「M-1エリート」時代の幕開け?新たな伝説に期待 20回目のM-1 令和ロマンが史上初の2連覇に挑む
東洋経済オンライン / 2024年12月18日 13時0分
そして出たアイデアが、「若手の漫才コンテスト」の開催だった。だが似たようなコンテストはすでにある。そこで紳助が提案したのが、「優勝賞金1000万円」だった。当時、有名な漫才の賞でも賞金は50万円という時代。1000万円がいかに破格だったかがわかるだろう(同書)。
こうして、『M-1グランプリ』が誕生する。第1回の決勝は2001年12月25日。テレビ朝日系で生放送された。優勝は中川家。ここから現在の隆盛に至る道のりが始まった。
実は島田紳助には、漫才復興のほかにもうひとつの狙いがあった。それは、M-1を機に若手芸人に見切りをつけさせることである。M-1誕生の記者発表の場で紳助は、「今も、才能がないのに漫才を続けてるやつがいます。M-1はそんなやつらがやめるきっかけになると思います」(同書)。
厳しい言葉だが、一種の親心であると同時に、それだけM-1は"真剣勝負"であることを強調したかったのだろう。それまで漫才は、息抜きのための娯楽を提供するものという考えが強かった。それに対しM-1は、「誰が日本一面白いのか」を決める真剣勝負の場。いまは当たり前に思っているが、その点がまず新鮮だった。「M-1」がその頃流行していた格闘技の大会である「K-1」から来ているのもその表れだ。
"新しい漫才"の競演の場となったM-1
ただ、実際にはM-1は見切りをつける場にはならなかった。真剣勝負であることに変わりはないが、優勝を目指して何度も挑戦するものになった。それだけ芸人という職業は、若者にとって魅力的なものになっていた。

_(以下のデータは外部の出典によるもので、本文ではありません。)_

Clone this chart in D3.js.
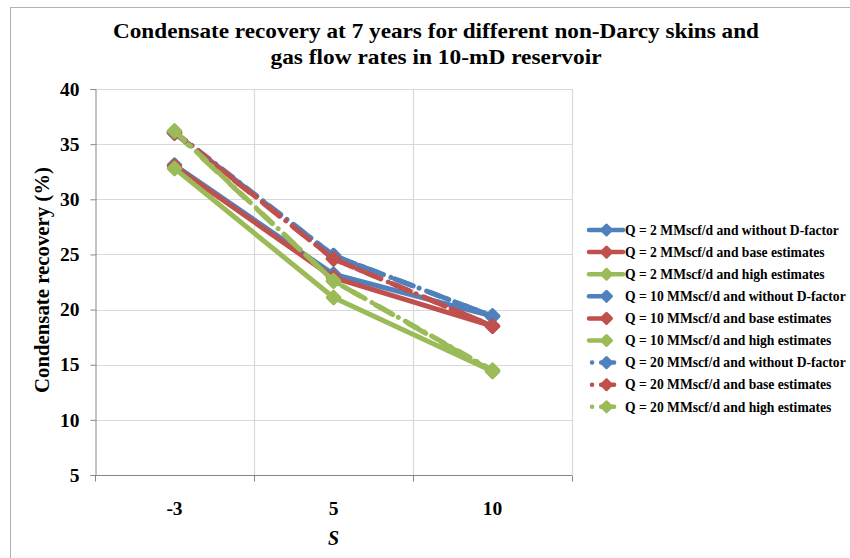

では優勝するためにはどうするか? 自分たちだけの武器を身につけることだ。その結果、M-1は"新しい漫才"の競演の場になっていく。
決勝の常連で2010年に悲願の優勝を果たした笑い飯は、ボケとツッコミがくるくる入れ替わる「ダブルボケ」のスタイル。哲夫と西田のコンビネーションも抜群で、島田紳助は2009年に披露された「鳥人」というネタに史上初の満点となる100点をつけた。
2008年に敗者復活から勝ち上がり準優勝したオードリーは、「ズレ漫才」。若林と春日が、時間差でツッコむなどあえて間を外して掛け合いをする。春日の独特の風貌とキャラクターも相まって、それまでにないスタイルとして高評価を受けた。
ほかにも「ヤホー漫才」のナイツ、「ボケを否定しないツッコミ」の南海キャンディーズ、「ノリツッコまない漫才」のぺこぱなど、ボケとツッコミのパターンにアイデアを盛り込んだコンビは多い。